The listing below should be printed exactly, every line of it. Skip the pictures.

^^^^^^^^^^^^^^^^

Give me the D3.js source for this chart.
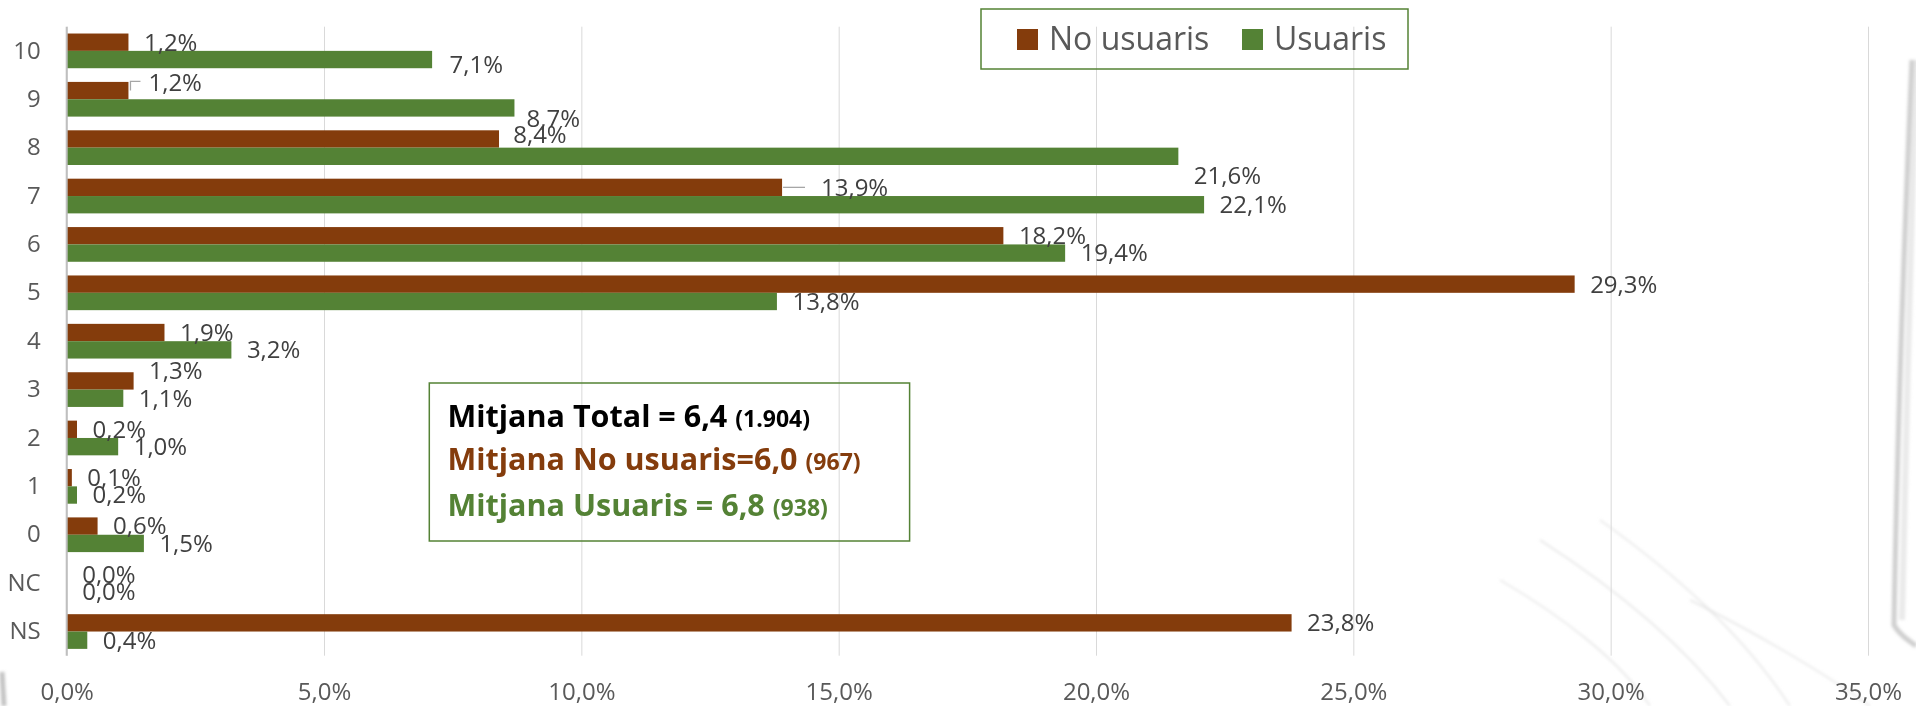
<!DOCTYPE html>
<html>
<head>
<meta charset="utf-8">
<script src="https://cdn.jsdelivr.net/npm/d3@7"></script>
<style>
html,body{margin:0;padding:0;background:#fff;}
svg{display:block;font-family:"Open Sans",sans-serif;}
</style>
</head>
<body>
<svg id="chart" width="1916" height="706"></svg>
<script>
// ---------- data ----------
const categories = ["10","9","8","7","6","5","4","3","2","1","0","NC","NS"];
const seriesNames = ["No usuaris","Usuaris"];
const noUsuaris = [1.2,1.2,8.4,13.9,18.2,29.3,1.9,1.3,0.2,0.1,0.6,0.0,23.8];
const usuaris   = [7.1,8.7,21.6,22.1,19.4,13.8,3.2,1.1,1.0,0.2,1.5,0.0,0.4];
const xTicks = [0,5,10,15,20,25,30,35];
const meanMain  = ["Mitjana Total = 6,4","Mitjana No usuaris=6,0","Mitjana Usuaris = 6,8"];
const meanCount = ["(1.904)","(967)","(938)"];

// ---------- layout / style ----------
const W = 1916, H = 706;
const plot = {left: 66.7, right: 1868, top: 26.7, bottom: 655.7};
const colors = {"No usuaris": "#843C0C", "Usuaris": "#548235"};
const meanColors = ["#000000", "#843C0C", "#548235"];
// manual label placements (offsets from the default outside-end spot)
const labelNudge = {
  "No usuaris|9": {dx: 4.5, dy: -8.3, leader: "elbow"},
  "Usuaris|9":    {dx: -3.4, dy: 10.6},
  "No usuaris|8": {dx: -1.3, dy: -4.4},
  "Usuaris|8":    {dx: 0, dy: 19.3},
  "No usuaris|7": {dx: 23.4, dy: 0, leader: "straight"},
  "No usuaris|3": {dx: 0, dy: -10},
  "Usuaris|10":   {dx: 2, dy: 5.5}
};

const locale = d3.formatLocale({decimal: ",", thousands: ".", grouping: [3], currency: ["", "€"]});
const f1 = locale.format(".1f");
const pct = v => f1(v) + "%";

const svg = d3.select("#chart");

// ---------- faint background texture ----------
const defs = svg.append("defs");
defs.append("filter").attr("id","blur").append("feGaussianBlur").attr("stdDeviation", 1.6);
const tex = svg.append("g").attr("filter","url(#blur)").attr("fill","none");
tex.append("path").attr("d","M1912,60 C1905,220 1897,450 1894,625 C1900,636 1910,641 1916,646")
  .attr("stroke","#a0a0a0").attr("stroke-width",5).attr("opacity",0.5);
tex.append("path").attr("d","M1916,60 C1912,220 1905,450 1902,620")
  .attr("stroke","#d6d6d6").attr("stroke-width",6).attr("opacity",0.5);
[["M1540,540 C1610,585 1680,640 1730,706",0.6],["M1600,520 C1670,570 1740,630 1790,706",0.5],
 ["M1500,580 C1560,615 1620,660 1650,706",0.5],["M1690,600 C1750,630 1820,670 1870,706",0.5]]
 .forEach(([d,o]) =>
  tex.append("path").attr("d",d).attr("stroke","#d8d8d8").attr("stroke-width",2).attr("opacity",o));
tex.append("path").attr("d","M2,672 L4,706").attr("stroke","#8a8a8a").attr("stroke-width",5).attr("opacity",0.5);

// ---------- scales ----------
const x = d3.scaleLinear().domain([0, 35]).range([plot.left, plot.right]);
const y = d3.scaleBand().domain(categories).range([plot.top, plot.bottom])
  .paddingInner(0.283).paddingOuter(0.141);
const ys = d3.scaleBand().domain(seriesNames).range([0, y.bandwidth()]);

// ---------- gridlines + x axis ----------
const xAxis = svg.append("g")
  .attr("transform", `translate(0,${plot.bottom})`)
  .call(d3.axisBottom(x).tickValues(xTicks).tickFormat(pct)
    .tickSize(-(plot.bottom - plot.top)).tickPadding(27));
xAxis.select(".domain").remove();
xAxis.selectAll(".tick line").attr("stroke", "#D9D9D9").attr("stroke-width", 1);
xAxis.selectAll(".tick text").attr("fill", "#595959").attr("font-size", 24)
  .attr("font-family", "Open Sans");

// ---------- bars ----------
const rows = categories.map((c, i) => ({cat: c, vals: [
  {s: "No usuaris", v: noUsuaris[i]}, {s: "Usuaris", v: usuaris[i]}]}));

const groups = svg.append("g").selectAll("g").data(rows).join("g")
  .attr("transform", d => `translate(0,${y(d.cat)})`);

groups.selectAll("rect").data(d => d.vals).join("rect")
  .attr("x", x(0))
  .attr("y", d => ys(d.s))
  .attr("width", d => x(d.v) - x(0))
  .attr("height", ys.bandwidth())
  .attr("fill", d => colors[d.s]);

// ---------- y axis ----------
svg.append("line").attr("x1", x(0)).attr("x2", x(0))
  .attr("y1", plot.top).attr("y2", plot.bottom)
  .attr("stroke", "#BFBFBF").attr("stroke-width", 2);

const yAxis = svg.append("g").attr("transform", `translate(${plot.left},0)`)
  .call(d3.axisLeft(y).tickSize(0).tickPadding(26));
yAxis.select(".domain").remove();
yAxis.selectAll(".tick text").attr("fill", "#595959").attr("font-size", 24)
  .attr("font-family", "Open Sans");

// ---------- data labels ----------
const labelG = svg.append("g");
rows.forEach(r => {
  r.vals.forEach(d => {
    const n = labelNudge[d.s + "|" + r.cat] || {dx: 0, dy: 0};
    const xEnd = x(d.v);
    const cy = y(r.cat) + ys(d.s) + ys.bandwidth() / 2;
    const lx = xEnd + 15.5 + n.dx;
    const ly = cy + n.dy;
    labelG.append("text").attr("x", lx).attr("y", ly).attr("dy", "0.35em")
      .attr("font-size", 24).attr("fill", "#404040").text(pct(d.v));
    if (n.leader === "elbow") {
      labelG.append("path")
        .attr("d", `M${xEnd + 2},${cy} L${xEnd + 2},${ly - 1} L${xEnd + 12},${ly - 1}`)
        .attr("fill", "none").attr("stroke", "#A6A6A6").attr("stroke-width", 1.3);
    } else if (n.leader === "straight") {
      labelG.append("line").attr("x1", xEnd + 1).attr("x2", lx - 16)
        .attr("y1", cy).attr("y2", cy)
        .attr("stroke", "#A6A6A6").attr("stroke-width", 1.3);
    }
  });
});

// ---------- legend ----------
const leg = svg.append("g");
leg.append("rect").attr("x", 981).attr("y", 9).attr("width", 427).attr("height", 60)
  .attr("fill", "none").attr("stroke", "#548235").attr("stroke-width", 1.5);
const legX = [1017, 1242];
seriesNames.forEach((s, i) => {
  leg.append("rect").attr("x", legX[i]).attr("y", 29).attr("width", 21).attr("height", 21)
    .attr("fill", colors[s]);
  leg.append("text").attr("x", legX[i] + 32).attr("y", 50).attr("font-size", 32)
    .attr("fill", "#595959").text(s);
});

// ---------- mean box ----------
const mb = svg.append("g");
mb.append("rect").attr("x", 429.3).attr("y", 383).attr("width", 480.3).attr("height", 158)
  .attr("fill", "none").attr("stroke", "#548235").attr("stroke-width", 1.5);
const baselines = [426.7, 470, 516];
meanMain.forEach((t, i) => {
  const tx = mb.append("text").attr("x", 447.5).attr("y", baselines[i])
    .attr("font-weight", 700).attr("fill", meanColors[i]);
  tx.append("tspan").attr("font-size", 30.5).text(t);
  tx.append("tspan").attr("font-size", 23).attr("dx", 8).text(meanCount[i]);
});
</script>
</body>
</html>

^^^^^^^^^^^^^^^^

• **RESULT OF THIS TASK**:
Give me the D3.js source for this chart.
<!DOCTYPE html>
<html>
<head>
<meta charset="utf-8">
<script src="https://cdn.jsdelivr.net/npm/d3@7"></script>
<style>
html,body{margin:0;padding:0;background:#fff;}
svg{display:block;font-family:"Open Sans",sans-serif;}
</style>
</head>
<body>
<svg id="chart" width="1916" height="706"></svg>
<script>
// ---------- data ----------
const categories = ["10","9","8","7","6","5","4","3","2","1","0","NC","NS"];
const seriesNames = ["No usuaris","Usuaris"];
const noUsuaris = [1.2,1.2,8.4,13.9,18.2,29.3,1.9,1.3,0.2,0.1,0.6,0.0,23.8];
const usuaris   = [7.1,8.7,21.6,22.1,19.4,13.8,3.2,1.1,1.0,0.2,1.5,0.0,0.4];
const xTicks = [0,5,10,15,20,25,30,35];
const meanMain  = ["Mitjana Total = 6,4","Mitjana No usuaris=6,0","Mitjana Usuaris = 6,8"];
const meanCount = ["(1.904)","(967)","(938)"];

// ---------- layout / style ----------
const W = 1916, H = 706;
const plot = {left: 66.7, right: 1868, top: 26.7, bottom: 655.7};
const colors = {"No usuaris": "#843C0C", "Usuaris": "#548235"};
const meanColors = ["#000000", "#843C0C", "#548235"];
// manual label placements (offsets from the default outside-end spot)
const labelNudge = {
  "No usuaris|9": {dx: 4.5, dy: -8.3, leader: "elbow"},
  "Usuaris|9":    {dx: -3.4, dy: 10.6},
  "No usuaris|8": {dx: -1.3, dy: -4.4},
  "Usuaris|8":    {dx: 0, dy: 19.3},
  "No usuaris|7": {dx: 23.4, dy: 0, leader: "straight"},
  "No usuaris|3": {dx: 0, dy: -10},
  "Usuaris|10":   {dx: 2, dy: 5.5}
};

const locale = d3.formatLocale({decimal: ",", thousands: ".", grouping: [3], currency: ["", "€"]});
const f1 = locale.format(".1f");
const pct = v => f1(v) + "%";

const svg = d3.select("#chart");

// ---------- faint background texture ----------
const defs = svg.append("defs");
defs.append("filter").attr("id","blur").append("feGaussianBlur").attr("stdDeviation", 1.6);
const tex = svg.append("g").attr("filter","url(#blur)").attr("fill","none");
tex.append("path").attr("d","M1912,60 C1905,220 1897,450 1894,625 C1900,636 1910,641 1916,646")
  .attr("stroke","#a0a0a0").attr("stroke-width",5).attr("opacity",0.5);
tex.append("path").attr("d","M1916,60 C1912,220 1905,450 1902,620")
  .attr("stroke","#d6d6d6").attr("stroke-width",6).attr("opacity",0.5);
[["M1540,540 C1610,585 1680,640 1730,706",0.6],["M1600,520 C1670,570 1740,630 1790,706",0.5],
 ["M1500,580 C1560,615 1620,660 1650,706",0.5],["M1690,600 C1750,630 1820,670 1870,706",0.5]]
 .forEach(([d,o]) =>
  tex.append("path").attr("d",d).attr("stroke","#d8d8d8").attr("stroke-width",2).attr("opacity",o));
tex.append("path").attr("d","M2,672 L4,706").attr("stroke","#8a8a8a").attr("stroke-width",5).attr("opacity",0.5);

// ---------- scales ----------
const x = d3.scaleLinear().domain([0, 35]).range([plot.left, plot.right]);
const y = d3.scaleBand().domain(categories).range([plot.top, plot.bottom])
  .paddingInner(0.283).paddingOuter(0.141);
const ys = d3.scaleBand().domain(seriesNames).range([0, y.bandwidth()]);

// ---------- gridlines + x axis ----------
const xAxis = svg.append("g")
  .attr("transform", `translate(0,${plot.bottom})`)
  .call(d3.axisBottom(x).tickValues(xTicks).tickFormat(pct)
    .tickSize(-(plot.bottom - plot.top)).tickPadding(27));
xAxis.select(".domain").remove();
xAxis.selectAll(".tick line").attr("stroke", "#D9D9D9").attr("stroke-width", 1);
xAxis.selectAll(".tick text").attr("fill", "#595959").attr("font-size", 24)
  .attr("font-family", "Open Sans");

// ---------- bars ----------
const rows = categories.map((c, i) => ({cat: c, vals: [
  {s: "No usuaris", v: noUsuaris[i]}, {s: "Usuaris", v: usuaris[i]}]}));

const groups = svg.append("g").selectAll("g").data(rows).join("g")
  .attr("transform", d => `translate(0,${y(d.cat)})`);

groups.selectAll("rect").data(d => d.vals).join("rect")
  .attr("x", x(0))
  .attr("y", d => ys(d.s))
  .attr("width", d => x(d.v) - x(0))
  .attr("height", ys.bandwidth())
  .attr("fill", d => colors[d.s]);

// ---------- y axis ----------
svg.append("line").attr("x1", x(0)).attr("x2", x(0))
  .attr("y1", plot.top).attr("y2", plot.bottom)
  .attr("stroke", "#BFBFBF").attr("stroke-width", 2);

const yAxis = svg.append("g").attr("transform", `translate(${plot.left},0)`)
  .call(d3.axisLeft(y).tickSize(0).tickPadding(26));
yAxis.select(".domain").remove();
yAxis.selectAll(".tick text").attr("fill", "#595959").attr("font-size", 24)
  .attr("font-family", "Open Sans");

// ---------- data labels ----------
const labelG = svg.append("g");
rows.forEach(r => {
  r.vals.forEach(d => {
    const n = labelNudge[d.s + "|" + r.cat] || {dx: 0, dy: 0};
    const xEnd = x(d.v);
    const cy = y(r.cat) + ys(d.s) + ys.bandwidth() / 2;
    const lx = xEnd + 15.5 + n.dx;
    const ly = cy + n.dy;
    labelG.append("text").attr("x", lx).attr("y", ly).attr("dy", "0.35em")
      .attr("font-size", 24).attr("fill", "#404040").text(pct(d.v));
    if (n.leader === "elbow") {
      labelG.append("path")
        .attr("d", `M${xEnd + 2},${cy} L${xEnd + 2},${ly - 1} L${xEnd + 12},${ly - 1}`)
        .attr("fill", "none").attr("stroke", "#A6A6A6").attr("stroke-width", 1.3);
    } else if (n.leader === "straight") {
      labelG.append("line").attr("x1", xEnd + 1).attr("x2", lx - 16)
        .attr("y1", cy).attr("y2", cy)
        .attr("stroke", "#A6A6A6").attr("stroke-width", 1.3);
    }
  });
});

// ---------- legend ----------
const leg = svg.append("g");
leg.append("rect").attr("x", 981).attr("y", 9).attr("width", 427).attr("height", 60)
  .attr("fill", "none").attr("stroke", "#548235").attr("stroke-width", 1.5);
const legX = [1017, 1242];
seriesNames.forEach((s, i) => {
  leg.append("rect").attr("x", legX[i]).attr("y", 29).attr("width", 21).attr("height", 21)
    .attr("fill", colors[s]);
  leg.append("text").attr("x", legX[i] + 32).attr("y", 50).attr("font-size", 32)
    .attr("fill", "#595959").text(s);
});

// ---------- mean box ----------
const mb = svg.append("g");
mb.append("rect").attr("x", 429.3).attr("y", 383).attr("width", 480.3).attr("height", 158)
  .attr("fill", "none").attr("stroke", "#548235").attr("stroke-width", 1.5);
const baselines = [426.7, 470, 516];
meanMain.forEach((t, i) => {
  const tx = mb.append("text").attr("x", 447.5).attr("y", baselines[i])
    .attr("font-weight", 700).attr("fill", meanColors[i]);
  tx.append("tspan").attr("font-size", 30.5).text(t);
  tx.append("tspan").attr("font-size", 23).attr("dx", 8).text(meanCount[i]);
});
</script>
</body>
</html>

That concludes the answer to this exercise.